The Snipit traveled to Los Angeles to interview 50 Dollars, the pioneer of bullet-riddled hip-hop himself, before his sold-out show at the Staples Center. We hopped into his limo, and while cruising down Rodeo Drive, 50 answered questions about Intascope’s decision.

“This shit was bound to happen,” a totally iced-out 50 said through sips of Cristal. “I knew that’d I’d be the trailblazer. I have been, am and always will be from the streets. I know that in a few years these sucker posers who think they’re hard are gonna be dusted, and thugs like me will be leadin’ the charge.”

50 then had his driver stop so he could shop for new goblets for his yacht.

One of two new artists signed to Intascope is Heeb Unit, a hardcore Hasidic Jewish rap trio from Boca Raton, Fla. Frontman Matzoh Man described the crew as being “like the Beastie Boys, if they’d smoked angel dust and listened to Charles Manson instead of the Dalai Lama.” Heeb Unit’s Dr. Dreidel-produced debut album, Nothin’ But a Bris Thang, hits stores this Passover.

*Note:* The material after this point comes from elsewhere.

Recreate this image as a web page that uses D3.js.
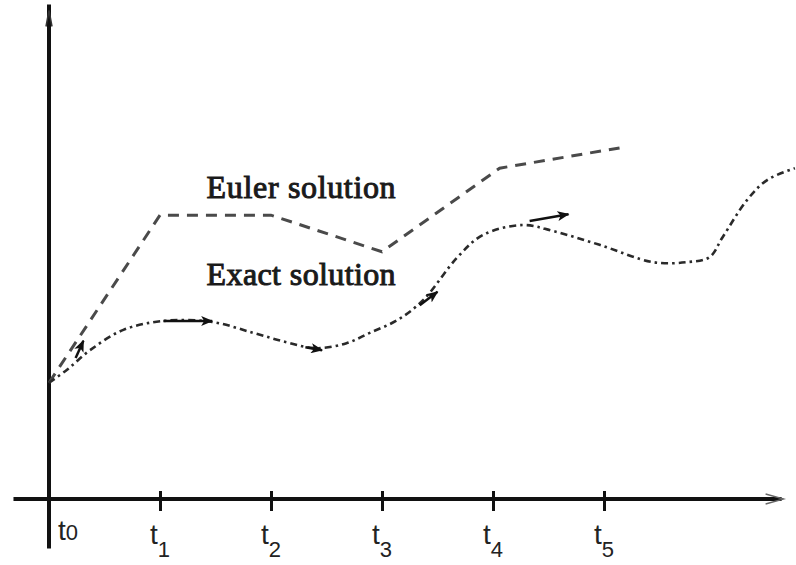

Rounding up the new wave of Interscope artists is Osama bin Leaden, a thug from the streets of Kabul whose brain matter has been almost entirely replaced by bullet lead and bomb shrapnel as a result of the U.S. bombing campaign in Afghanistan. His debut record, Taliban, Baby, recorded in his crib at Guantanamo Bay, Cuba, is the story of a hard-knock life in Afghanistan leading to a life of bling-bling at a maximum-security U.S. Army base. The first single from Taliban, Baby, the anthem “Get Ur Jihad On,” is a challenge to the members of Heeb Unit to a mic-to-mic battle.

“I’ll show those suckas who’s boss,” bin Leaden said. “I’ve got Allah on my side, bitch.”

Will Smith, who enrolled in the Federal Witness Protection Program after the Intascope announcement, could not be reached for comment.